A professor of anatomy and forensic anthropology at the University of Dundee, Black’s day job is no less gruesome. When she isn’t teaching anatomy by dissection, she’s assisting the police with high-profile criminal cases – identifying the bodies of missing people and giving evidence in murder trials.
In All that remains, Black shares her love of anatomy, her respect for death and her absolute determination to do everything she can for the families of those she helps identify.
You might expect a book about death to be morose, and perhaps difficult to read, but, holding the reader’s hand along the way, Black manages to cover difficult topics with the right balance of science and compassion. It’s clear on every page not just how dedicated she is to her chosen field, but the level of professionalism and morality she brings to her work.

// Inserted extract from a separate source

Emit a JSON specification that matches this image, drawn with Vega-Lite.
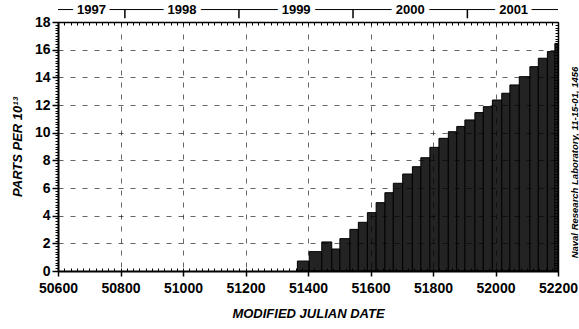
{
  "$schema": "https://vega.github.io/schema/vega-lite/v6.json",
  "width": 500,
  "height": 249,
  "autosize": {"type": "none"},
  "padding": {"left": 58, "top": 22, "right": 21, "bottom": 58},
  "background": "white",
  "config": {
    "view": {"stroke": null},
    "axis": {"labelFont": "Liberation Sans", "titleFont": "Liberation Sans", "domainColor": "#000", "tickColor": "#000", "labelColor": "#000", "titleColor": "#000"}
  },
  "datasets": {
    "bars": [
      {"start": 51366, "end": 51404, "value": 0.72},
      {"start": 51404, "end": 51444, "value": 1.40},
      {"start": 51444, "end": 51476, "value": 2.10},
      {"start": 51476, "end": 51502, "value": 1.59},
      {"start": 51502, "end": 51534, "value": 2.34},
      {"start": 51534, "end": 51561, "value": 3.01},
      {"start": 51561, "end": 51590, "value": 3.52},
      {"start": 51590, "end": 51618, "value": 4.22},
      {"start": 51618, "end": 51646, "value": 4.94},
      {"start": 51646, "end": 51673, "value": 5.66},
      {"start": 51673, "end": 51703, "value": 6.34},
      {"start": 51703, "end": 51734, "value": 7.01},
      {"start": 51734, "end": 51761, "value": 7.54},
      {"start": 51761, "end": 51790, "value": 8.19},
      {"start": 51790, "end": 51819, "value": 8.94},
      {"start": 51819, "end": 51849, "value": 9.59},
      {"start": 51849, "end": 51876, "value": 10.07},
      {"start": 51876, "end": 51902, "value": 10.45},
      {"start": 51902, "end": 51934, "value": 10.92},
      {"start": 51934, "end": 51961, "value": 11.45},
      {"start": 51961, "end": 51990, "value": 11.88},
      {"start": 51990, "end": 52020, "value": 12.36},
      {"start": 52020, "end": 52046, "value": 12.85},
      {"start": 52046, "end": 52076, "value": 13.45},
      {"start": 52076, "end": 52110, "value": 14.05},
      {"start": 52110, "end": 52137, "value": 14.77},
      {"start": 52137, "end": 52166, "value": 15.38},
      {"start": 52166, "end": 52190, "value": 15.86},
      {"start": 52190, "end": 52200, "value": 16.45}
    ],
    "years": [
      {"year": "1997", "mid": 50707},
      {"year": "1998", "mid": 50997},
      {"year": "1999", "mid": 51362},
      {"year": "2000", "mid": 51727},
      {"year": "2001", "mid": 52058}
    ],
    "bounds": [
      {"boundary": 50814},
      {"boundary": 51179},
      {"boundary": 51544},
      {"boundary": 51910}
    ]
  },
  "layer": [
    {
      "data": {"name": "bars"},
      "mark": {"type": "bar", "fill": "#232323", "stroke": "#000", "strokeWidth": 1},
      "encoding": {
        "x": {
          "field": "start", "type": "quantitative",
          "scale": {"domain": [50600, 52200], "nice": false, "zero": false},
          "axis": {
            "orient": "bottom", "values": [50600, 50800, 51000, 51200, 51400, 51600, 51800, 52000, 52200],
            "format": "d", "tickSize": 5, "tickWidth": 1.5, "labelPadding": 5, "labelFontSize": 14, "labelFontWeight": "bold",
            "labelFlush": false, "labelOverlap": false, "domainWidth": 2,
            "grid": true, "gridDash": [5, 7], "gridColor": "#000", "gridOpacity": 0.6,
            "title": "MODIFIED JULIAN DATE", "titleFontSize": 13, "titleFontStyle": "italic", "titleFontWeight": "bold", "titlePadding": 12,
            "zindex": 1
          }
        },
        "x2": {"field": "end"},
        "y": {
          "field": "value", "type": "quantitative",
          "scale": {"domain": [0, 18], "nice": false},
          "axis": {
            "orient": "left", "values": [0, 2, 4, 6, 8, 10, 12, 14, 16, 18],
            "format": "d", "tickSize": 6, "tickWidth": 1.5, "labelPadding": 2, "labelFontSize": 14, "labelFontWeight": "bold",
            "labelFlush": false, "labelOverlap": false, "domainWidth": 2,
            "grid": true, "gridDash": [5, 7], "gridColor": "#000", "gridOpacity": 0.6,
            "title": "PARTS PER 10¹³", "titleFontSize": 13, "titleFontStyle": "italic", "titleFontWeight": "bold", "titlePadding": 10,
            "zindex": 1
          }
        },
        "y2": {"datum": 0}
      }
    },
    {
      "data": {"name": "bars"},
      "mark": {"type": "point", "opacity": 0},
      "encoding": {
        "x": {
          "field": "start", "type": "quantitative",
          "scale": {"domain": [50600, 52200], "nice": false, "zero": false},
          "axis": {
            "orient": "bottom", "values": [50600,50620,50640,50660,50680,50700,50720,50740,50760,50780,50800,50820,50840,50860,50880,50900,50920,50940,50960,50980,51000,51020,51040,51060,51080,51100,51120,51140,51160,51180,51200,51220,51240,51260,51280,51300,51320,51340,51360,51380,51400,51420,51440,51460,51480,51500,51520,51540,51560,51580,51600,51620,51640,51660,51680,51700,51720,51740,51760,51780,51800,51820,51840,51860,51880,51900,51920,51940,51960,51980,52000,52020,52040,52060,52080,52100,52120,52140,52160,52180,52200],
            "labels": false, "tickSize": -3, "tickWidth": 1, "domain": false, "grid": false, "title": null, "zindex": 1
          }
        },
        "y": {
          "field": "value", "type": "quantitative",
          "scale": {"domain": [0, 18], "nice": false},
          "axis": {
            "orient": "left", "values": [0,0.2,0.4,0.6,0.8,1,1.2,1.4,1.6,1.8,2,2.2,2.4,2.6,2.8,3,3.2,3.4,3.6,3.8,4,4.2,4.4,4.6,4.8,5,5.2,5.4,5.6,5.8,6,6.2,6.4,6.6,6.8,7,7.2,7.4,7.6,7.8,8,8.2,8.4,8.6,8.8,9,9.2,9.4,9.6,9.8,10,10.2,10.4,10.6,10.8,11,11.2,11.4,11.6,11.8,12,12.2,12.4,12.6,12.8,13,13.2,13.4,13.6,13.8,14,14.2,14.4,14.6,14.8,15,15.2,15.4,15.6,15.8,16,16.2,16.4,16.6,16.8,17,17.2,17.4,17.6,17.8,18],
            "labels": false, "tickSize": 3, "tickWidth": 1, "domain": false, "grid": false, "title": null, "zindex": 1
          }
        }
      }
    },
    {
      "data": {"name": "bars"},
      "mark": {"type": "point", "opacity": 0},
      "encoding": {
        "x": {
          "field": "start", "type": "quantitative",
          "scale": {"domain": [50600, 52200], "nice": false, "zero": false},
          "axis": {
            "orient": "top", "values": [50600,50620,50640,50660,50680,50700,50720,50740,50760,50780,50800,50820,50840,50860,50880,50900,50920,50940,50960,50980,51000,51020,51040,51060,51080,51100,51120,51140,51160,51180,51200,51220,51240,51260,51280,51300,51320,51340,51360,51380,51400,51420,51440,51460,51480,51500,51520,51540,51560,51580,51600,51620,51640,51660,51680,51700,51720,51740,51760,51780,51800,51820,51840,51860,51880,51900,51920,51940,51960,51980,52000,52020,52040,52060,52080,52100,52120,52140,52160,52180,52200],
            "labels": false, "tickSize": -3, "tickWidth": 1, "domain": true, "domainWidth": 1.5, "grid": false, "title": null, "zindex": 1
          }
        },
        "y": {
          "field": "value", "type": "quantitative",
          "scale": {"domain": [0, 18], "nice": false},
          "axis": {
            "orient": "right", "values": [0,0.2,0.4,0.6,0.8,1,1.2,1.4,1.6,1.8,2,2.2,2.4,2.6,2.8,3,3.2,3.4,3.6,3.8,4,4.2,4.4,4.6,4.8,5,5.2,5.4,5.6,5.8,6,6.2,6.4,6.6,6.8,7,7.2,7.4,7.6,7.8,8,8.2,8.4,8.6,8.8,9,9.2,9.4,9.6,9.8,10,10.2,10.4,10.6,10.8,11,11.2,11.4,11.6,11.8,12,12.2,12.4,12.6,12.8,13,13.2,13.4,13.6,13.8,14,14.2,14.4,14.6,14.8,15,15.2,15.4,15.6,15.8,16,16.2,16.4,16.6,16.8,17,17.2,17.4,17.6,17.8,18],
            "labels": false, "tickSize": -3, "tickWidth": 1, "domain": true, "domainWidth": 1.5, "grid": false,
            "title": "Naval Research Laboratory, 11-15-01, 1456", "titleAngle": 270, "titleX": 16, "titleY": 140,
            "titleAlign": "center", "titleBaseline": "middle", "titleFontSize": 9.5, "titleFontStyle": "italic", "titleFontWeight": "bold",
            "zindex": 1
          }
        }
      }
    },
    {
      "data": {"values": [{}]},
      "mark": {"type": "rule", "clip": false, "color": "#000", "strokeWidth": 1},
      "encoding": {
        "x": {"datum": 50600, "type": "quantitative", "scale": {"domain": [50600, 52200], "nice": false, "zero": false}, "axis": null},
        "x2": {"datum": 52200},
        "y": {"datum": 18.9, "type": "quantitative", "scale": {"domain": [0, 18], "nice": false}, "axis": null}
      }
    },
    {
      "data": {"name": "years"},
      "mark": {"type": "text", "clip": false, "font": "Liberation Sans", "fontSize": 13, "fontWeight": "bold", "baseline": "middle", "align": "center", "fill": "#fff", "stroke": "#fff", "strokeWidth": 10, "strokeJoin": "round"},
      "encoding": {
        "x": {"field": "mid", "type": "quantitative", "scale": {"domain": [50600, 52200], "nice": false, "zero": false}, "axis": null},
        "y": {"datum": 18.9, "type": "quantitative", "scale": {"domain": [0, 18], "nice": false}, "axis": null},
        "text": {"field": "year"}
      }
    },
    {
      "data": {"name": "years"},
      "mark": {"type": "text", "clip": false, "font": "Liberation Sans", "fontSize": 13, "fontWeight": "bold", "baseline": "middle", "align": "center", "fill": "#000"},
      "encoding": {
        "x": {"field": "mid", "type": "quantitative", "scale": {"domain": [50600, 52200], "nice": false, "zero": false}, "axis": null},
        "y": {"datum": 18.9, "type": "quantitative", "scale": {"domain": [0, 18], "nice": false}, "axis": null},
        "text": {"field": "year"}
      }
    },
    {
      "data": {"name": "bounds"},
      "mark": {"type": "rule", "clip": false, "color": "#000", "strokeWidth": 1.5},
      "encoding": {
        "x": {"field": "boundary", "type": "quantitative", "scale": {"domain": [50600, 52200], "nice": false, "zero": false}, "axis": null},
        "y": {"datum": 18.27, "type": "quantitative", "scale": {"domain": [0, 18], "nice": false}, "axis": null},
        "y2": {"datum": 18.9}
      }
    }
  ],
  "resolve": {"axis": {"x": "independent", "y": "independent"}}
}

Having taken part in dissection in an anatomy course myself, the author’s advocacy for this method of teaching really rang true with me. There really is no teacher like these selfless donors, and I hope this book will encourage more people to donate their bodies to science.
I’m not sure I’d go so far as to say that reading it has lessened my fear of death, but I thoroughly enjoyed this book – not just because of my interest in anatomy, but also because it is a thoroughly gripping and eye-opening read, equal parts heart-wrenching and heartwarming.